» OBJECTIVE
Below are entries. Pull out all lines containing "this".

» RECORD EXCERPTS
------------------------------------

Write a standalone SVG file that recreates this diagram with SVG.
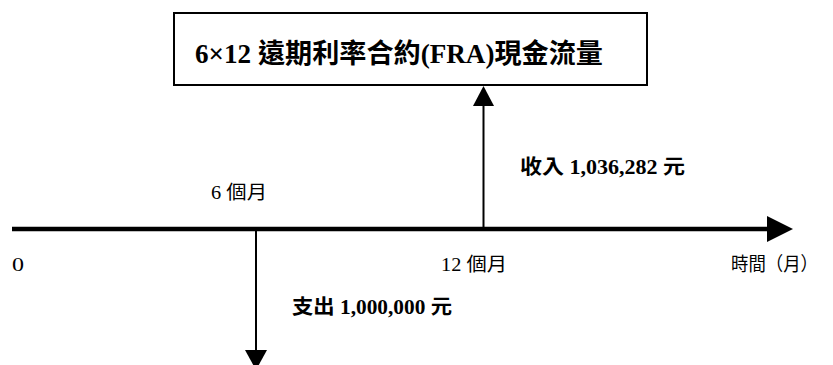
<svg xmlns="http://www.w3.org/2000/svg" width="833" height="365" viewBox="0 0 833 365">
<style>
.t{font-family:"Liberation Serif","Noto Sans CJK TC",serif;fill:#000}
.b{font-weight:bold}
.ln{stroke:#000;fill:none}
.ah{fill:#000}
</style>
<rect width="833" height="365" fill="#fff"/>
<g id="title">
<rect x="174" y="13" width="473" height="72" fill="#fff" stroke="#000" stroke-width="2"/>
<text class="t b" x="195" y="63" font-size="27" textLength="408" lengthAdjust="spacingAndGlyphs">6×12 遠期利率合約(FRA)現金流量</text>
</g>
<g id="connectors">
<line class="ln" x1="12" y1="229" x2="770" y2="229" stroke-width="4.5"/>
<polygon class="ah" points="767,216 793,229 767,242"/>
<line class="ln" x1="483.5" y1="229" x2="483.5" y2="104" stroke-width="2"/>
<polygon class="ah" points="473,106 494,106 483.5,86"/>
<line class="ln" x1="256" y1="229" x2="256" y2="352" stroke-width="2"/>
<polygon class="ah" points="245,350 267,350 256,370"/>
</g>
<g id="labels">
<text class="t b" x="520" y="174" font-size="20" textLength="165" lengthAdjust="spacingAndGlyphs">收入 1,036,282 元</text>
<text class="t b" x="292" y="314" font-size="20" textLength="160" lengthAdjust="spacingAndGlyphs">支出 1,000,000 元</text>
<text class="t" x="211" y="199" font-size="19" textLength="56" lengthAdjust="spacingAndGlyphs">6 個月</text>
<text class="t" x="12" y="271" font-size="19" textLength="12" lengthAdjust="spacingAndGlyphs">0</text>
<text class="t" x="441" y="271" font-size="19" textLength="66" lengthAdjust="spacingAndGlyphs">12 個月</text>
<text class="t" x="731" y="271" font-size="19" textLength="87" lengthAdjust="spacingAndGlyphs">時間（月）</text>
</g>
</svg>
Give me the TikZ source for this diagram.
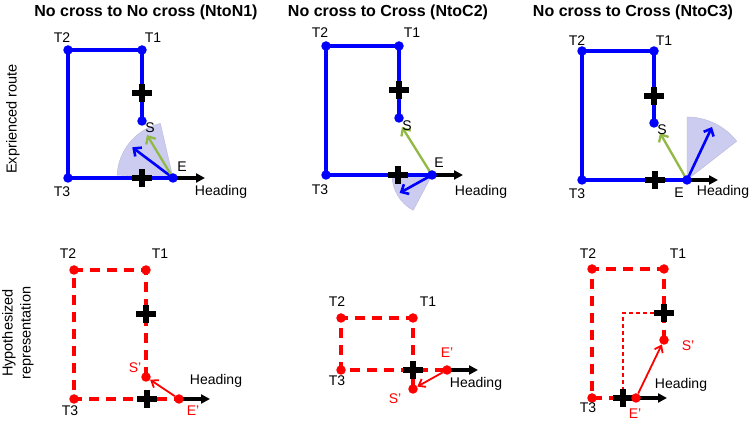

------------------------------------

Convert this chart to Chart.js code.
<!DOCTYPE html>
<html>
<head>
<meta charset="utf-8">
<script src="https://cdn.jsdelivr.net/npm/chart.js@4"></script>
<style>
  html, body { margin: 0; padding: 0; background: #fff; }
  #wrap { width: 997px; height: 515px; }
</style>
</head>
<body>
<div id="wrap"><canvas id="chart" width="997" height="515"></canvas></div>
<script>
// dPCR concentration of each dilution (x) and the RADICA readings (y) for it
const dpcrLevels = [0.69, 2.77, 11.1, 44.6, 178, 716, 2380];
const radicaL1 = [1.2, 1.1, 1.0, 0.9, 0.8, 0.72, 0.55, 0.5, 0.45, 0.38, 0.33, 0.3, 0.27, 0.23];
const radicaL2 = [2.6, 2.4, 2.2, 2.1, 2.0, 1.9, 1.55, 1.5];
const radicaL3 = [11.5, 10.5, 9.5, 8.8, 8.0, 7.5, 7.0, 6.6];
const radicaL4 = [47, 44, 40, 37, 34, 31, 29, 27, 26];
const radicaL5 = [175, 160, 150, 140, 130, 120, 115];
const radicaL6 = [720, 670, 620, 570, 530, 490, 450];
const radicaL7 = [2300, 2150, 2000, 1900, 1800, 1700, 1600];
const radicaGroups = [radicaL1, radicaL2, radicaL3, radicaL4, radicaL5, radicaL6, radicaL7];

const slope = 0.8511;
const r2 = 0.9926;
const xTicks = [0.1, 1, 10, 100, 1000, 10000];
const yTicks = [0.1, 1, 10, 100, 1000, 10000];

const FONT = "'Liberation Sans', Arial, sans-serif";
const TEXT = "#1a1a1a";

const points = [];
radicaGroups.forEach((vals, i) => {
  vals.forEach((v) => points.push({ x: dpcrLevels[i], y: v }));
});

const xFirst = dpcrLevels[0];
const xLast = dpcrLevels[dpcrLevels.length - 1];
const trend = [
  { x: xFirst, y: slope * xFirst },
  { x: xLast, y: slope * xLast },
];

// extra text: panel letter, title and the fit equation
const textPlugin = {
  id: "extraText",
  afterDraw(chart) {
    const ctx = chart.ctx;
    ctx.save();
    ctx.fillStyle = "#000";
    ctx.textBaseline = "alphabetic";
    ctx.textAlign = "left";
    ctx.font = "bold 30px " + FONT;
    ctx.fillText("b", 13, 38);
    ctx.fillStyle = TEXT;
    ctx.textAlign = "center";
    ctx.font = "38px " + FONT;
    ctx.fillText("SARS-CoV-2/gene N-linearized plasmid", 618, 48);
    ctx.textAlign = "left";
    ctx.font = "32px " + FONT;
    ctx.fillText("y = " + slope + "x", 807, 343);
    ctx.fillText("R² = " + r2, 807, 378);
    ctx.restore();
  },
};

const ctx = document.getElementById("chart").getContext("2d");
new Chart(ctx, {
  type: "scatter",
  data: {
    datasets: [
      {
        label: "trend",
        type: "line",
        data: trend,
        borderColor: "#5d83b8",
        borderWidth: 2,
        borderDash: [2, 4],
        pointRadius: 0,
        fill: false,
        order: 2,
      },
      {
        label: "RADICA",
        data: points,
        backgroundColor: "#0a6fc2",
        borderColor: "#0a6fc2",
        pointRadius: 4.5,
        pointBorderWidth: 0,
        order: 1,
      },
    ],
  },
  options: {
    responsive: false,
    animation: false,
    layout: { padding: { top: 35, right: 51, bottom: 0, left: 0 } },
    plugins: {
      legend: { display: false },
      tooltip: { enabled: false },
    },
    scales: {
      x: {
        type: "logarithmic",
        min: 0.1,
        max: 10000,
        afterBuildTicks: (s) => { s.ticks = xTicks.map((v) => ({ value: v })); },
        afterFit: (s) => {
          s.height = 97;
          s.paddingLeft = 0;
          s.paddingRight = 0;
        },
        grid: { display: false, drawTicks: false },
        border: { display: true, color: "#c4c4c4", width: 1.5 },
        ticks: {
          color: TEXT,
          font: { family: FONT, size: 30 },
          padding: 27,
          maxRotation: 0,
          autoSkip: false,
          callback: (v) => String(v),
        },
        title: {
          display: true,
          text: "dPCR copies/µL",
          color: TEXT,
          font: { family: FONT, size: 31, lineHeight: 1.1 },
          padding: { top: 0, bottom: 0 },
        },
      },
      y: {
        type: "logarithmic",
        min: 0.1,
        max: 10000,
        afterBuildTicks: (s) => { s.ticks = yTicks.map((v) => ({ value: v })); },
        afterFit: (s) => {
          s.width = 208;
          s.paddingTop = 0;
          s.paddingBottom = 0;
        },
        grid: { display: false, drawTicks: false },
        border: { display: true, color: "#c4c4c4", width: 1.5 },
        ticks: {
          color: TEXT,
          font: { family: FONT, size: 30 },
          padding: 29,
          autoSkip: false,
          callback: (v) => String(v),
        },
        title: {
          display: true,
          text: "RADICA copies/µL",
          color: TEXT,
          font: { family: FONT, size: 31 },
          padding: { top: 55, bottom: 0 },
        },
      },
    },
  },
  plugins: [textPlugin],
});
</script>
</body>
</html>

------------------------------------

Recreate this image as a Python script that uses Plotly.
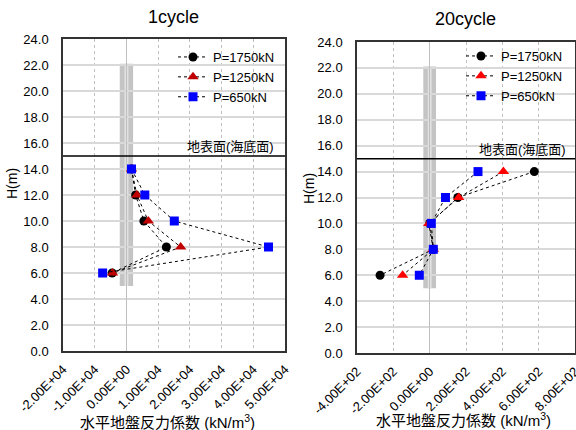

------------------------------------

» OUTPUT
Write a standalone SVG file that recreates this diagram with SVG.
Give me the TikZ source for this diagram.
Convert this chart to Chart.js code.
Recreate this image as a Python script that uses Plotly.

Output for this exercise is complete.